RECORDED DATA -
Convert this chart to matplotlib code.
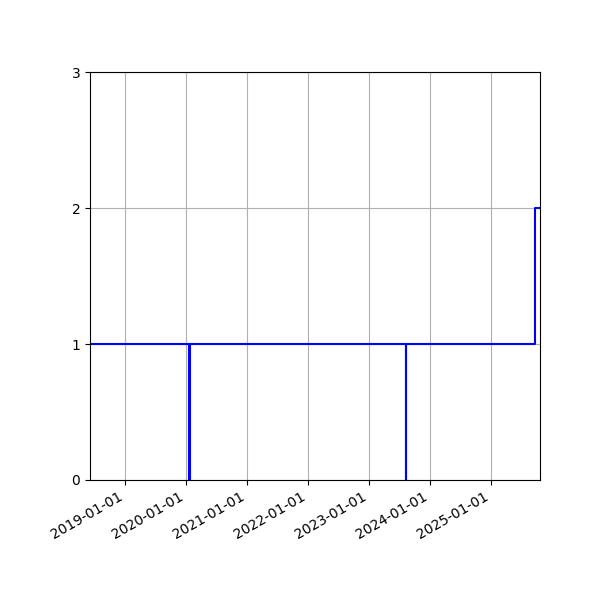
import matplotlib
matplotlib.use("Agg")
import matplotlib.dates as mdates
import matplotlib.pyplot as plt
import numpy as np

dates = np.array(
    ["2018-06-05", "2020-01-19", "2020-01-25", "2023-08-09",
     "2023-08-10", "2025-09-23", "2025-10-23"],
    dtype="datetime64[D]",
)
values = [1, 0, 1, 0, 1, 2, 2]
y_ticks = [0, 1, 2, 3]

fig, ax = plt.subplots(figsize=(6, 6), dpi=100)
ax.step(dates, values, where="post", color="blue", linewidth=1.5)

ax.set_xlim(dates[0], dates[-1])
ax.set_ylim(0, 3)
ax.set_yticks(y_ticks)
ax.xaxis.set_major_locator(mdates.YearLocator())
ax.xaxis.set_major_formatter(mdates.DateFormatter("%Y-%m-%d"))
ax.grid(True)

fig.autofmt_xdate()
fig.subplots_adjust(left=0.15, right=0.9, top=0.88, bottom=0.2)
fig.savefig("out.png", dpi=100)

WRITTEN INSTRUCTION -
Restate, line by line and word for word, everything from the top of the material through the line that contains "import numpy as np". Leave pictures out.

REPLY TO THE TASK -
Convert this chart to matplotlib code.
import matplotlib
matplotlib.use("Agg")
import matplotlib.dates as mdates
import matplotlib.pyplot as plt
import numpy as np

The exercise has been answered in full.